Con todo respeto para quienes disfrutan de esas transmisiones —y siempre hay un familiar o un amigo que lo hace— alguien tiene que decirlo. Aunque caiga mal. Porque callar es aceptar que lo trivial se vuelva referente, que lo vulgar se disfrace de cultura y que lo mediocre se instale como aspiración.

DE BAD BUNNY AL PLÁTANO PEGADO EN LA PARED

No es un caso aislado. Ahí está Bad Bunny, elevado a la categoría de artista mundial cuando su “aporte” es la vulgarización de lo creativo, un despojo de contenido que se celebra como si fuera innovación. O el arte contemporáneo convertido en una burla: un plátano pegado con masking tape a la pared, vendido en millones de dólares. Lo inaceptable no es que existan esas expresiones, sino que se aplaudan y se conviertan en modelo aspiracional.

Las letras de Bad Bunny son un ejemplo claro de cómo el éxito comercial no siempre va acompañado de calidad artística. Sus letras, plagadas de vulgaridades, reducen la música a un escaparate de obscenidad y banalidad. Basta escuchar frases como “Si tu novio no te mama el culo, pa’ eso que no mame” o “Yo perreo sola” para entender cómo normaliza la sexualización burda y la grosería disfrazada de rebeldía. La música urbana puede ser contestataria y poética —como lo fue en sus orígenes el rap—, pero en su versión más comercial se ha convertido en un altavoz de la vulgaridad, que lejos de elevar a su público, lo acostumbra a la mediocridad de lo vulgar como si fuera lo normal.

El arte contemporáneo, en su afán por romper moldes, muchas veces ha caído en el ridículo de la provocación vacía: una cama deshecha convertida en “instalación” o un excusado presentado como escultura. Estos excesos no son más que el culto a la ocurrencia, donde el valor ya no reside en la obra sino en el marketing que la rodea. Así, se confunde la creatividad con el escándalo y se sustituye el talento por la extravagancia, degradando la experiencia estética en un espectáculo superficial que legitima cualquier ocurrencia como “genialidad”.

LA MEDIOCRIDAD

Este tipo de fenómenos no dicen tanto de quienes están dentro de la casa, sino de quienes estamos afuera. Es la proyección de nuestra propia mediocridad, la fascinación con lo intrascendente y la complacencia con lo vulgar. La banalidad se convierte en retrato colectivo. Mientras observamos con morbo a esos personajes, dejamos de mirar lo que realmente importa —la violencia, la pobreza, la corrupción—.

EL NUEVO CIRCO DEL PODER

No olvidemos que el entretenimiento frívolo cumple también una función política. Una sociedad anestesiada con horas de programas basura es más fácil de manipular, menos exigente con quienes gobiernan y más dócil a los discursos populistas. El pan y el circo de nuestro tiempo ya no está en los coliseos, sino en las pantallas.

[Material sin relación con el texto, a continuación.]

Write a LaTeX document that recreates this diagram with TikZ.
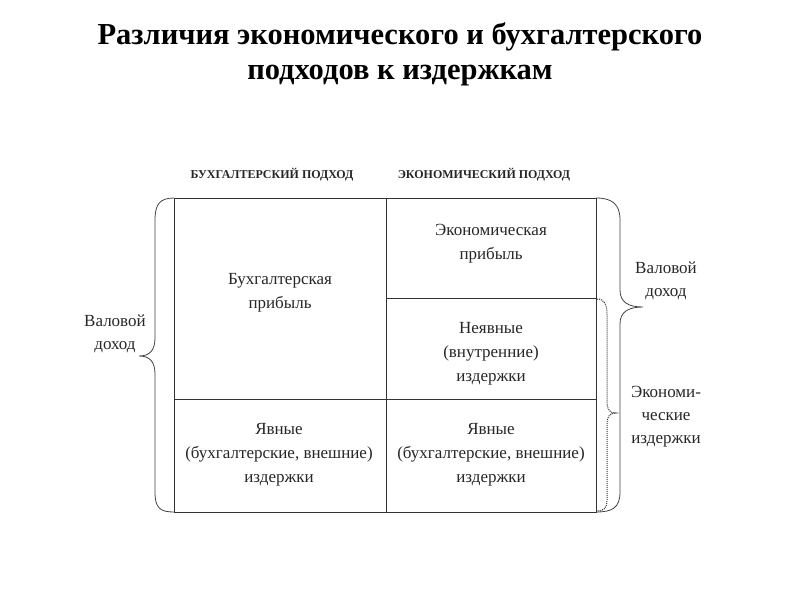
\documentclass[tikz,border=0pt]{standalone}
\usepackage{fontspec}
\setmainfont{Liberation Serif}
\begin{document}
\begin{tikzpicture}[x=1pt,y=-1pt,
  celltxt/.style={font=\fontsize{17}{24}\selectfont, align=center, text=black!85},
  sidetxt/.style={font=\fontsize{17}{23}\selectfont, align=center, text=black!85},
  headtxt/.style={font=\fontsize{12}{13}\selectfont\bfseries, text=black!85},
  titletxt/.style={font=\fontsize{30.5}{35}\selectfont\bfseries, anchor=base},
  gridline/.style={draw=black!80, line width=0.9pt},
  bracesolid/.style={draw=black!75, line width=0.8pt},
  bracedot/.style={draw=black!80, line width=1pt, dash pattern=on 1pt off 1pt}]
\useasboundingbox (0,0) rectangle (800,600);
% title
\node[titletxt] (title1) at (400,44) {Различия экономического и бухгалтерского};
\node[titletxt] (title2) at (400,79) {подходов к издержкам};
% headers
\node[headtxt] (h1) at (272,175) {БУХГАЛТЕРСКИЙ ПОДХОД};
\node[headtxt] (h2) at (484,175) {ЭКОНОМИЧЕСКИЙ ПОДХОД};
% grid
\coordinate (tl) at (174,198);
\coordinate (br) at (596,512);
\draw[gridline] (tl) rectangle (br);
\draw[gridline] (386,198) -- (386,512);
\draw[gridline] (174,399) -- (596,399);
\draw[gridline] (386,298) -- (596,298);
% cells
\node[celltxt] (c1) at (280,293) {Бухгалтерская\\прибыль};
\node[celltxt] (c2) at (491,244) {Экономическая\\прибыль};
\node[celltxt] (c3) at (491,354) {Неявные\\(внутренние)\\издержки};
\node[celltxt] (c4) at (279,455) {Явные\\(бухгалтерские, внешние)\\издержки};
\node[celltxt] (c5) at (491,455) {Явные\\(бухгалтерские, внешние)\\издержки};
% left brace
\draw[bracesolid] (174,198) .. controls (160,198) and (155,204) .. (155,220)
  -- (155,338) .. controls (155,350) and (150,356) .. (139,356)
  .. controls (150,356) and (155,362) .. (155,374)
  -- (155,492) .. controls (155,508) and (160,512) .. (174,512);
\node[sidetxt] (l1) at (115,334) {Валовой\\доход};
% right solid brace
\draw[bracesolid] (596,198) .. controls (612,198) and (620,204) .. (620,220)
  -- (620,290) .. controls (620,302) and (628,307) .. (643,307)
  .. controls (628,307) and (620,312) .. (620,324)
  -- (620,492) .. controls (620,508) and (612,512) .. (596,512);
\node[sidetxt] (r1) at (666,281) {Валовой\\доход};
% right dotted brace
\draw[bracedot] (597,299) .. controls (604,299) and (607,304) .. (607,314)
  -- (607,402) .. controls (607,410) and (610,413) .. (616,413)
  .. controls (610,413) and (607,416) .. (607,424)
  -- (607,500) .. controls (607,508) and (604,511) .. (597,511);
\node[sidetxt] (r2) at (666,417) {Экономи-\\ческие\\издержки};
\end{tikzpicture}
\end{document}
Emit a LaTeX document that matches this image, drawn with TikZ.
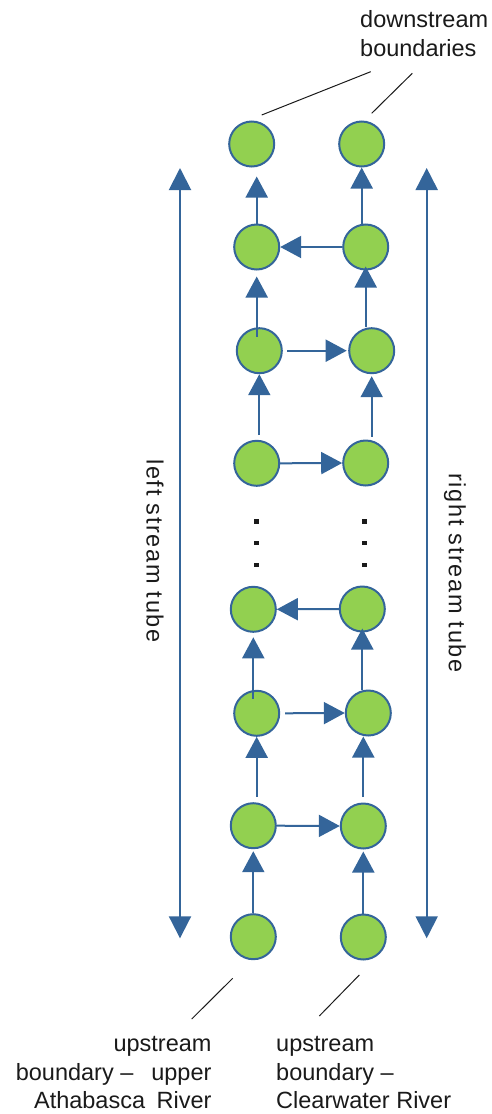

UN EXPERIMENTO DESPERDICIADO

Podría ser distinto. Si el reality encerrara a escritores, científicos o pensadores, quizá aprenderíamos algo de sus debates y reflexiones. Sería un experimento social genuinamente interesante. Pero lo que tenemos es la exaltación de lo trivial, un culto a la vacuidad que disfrazamos de entretenimiento.

Y la pregunta final no es qué hacen los de adentro, sino qué dejamos de hacer los de afuera. Porque mientras el país se juega su destino, millones se conforman con mirar, desde la comodidad de su sillón, a los inquilinos de la casa de los babosos.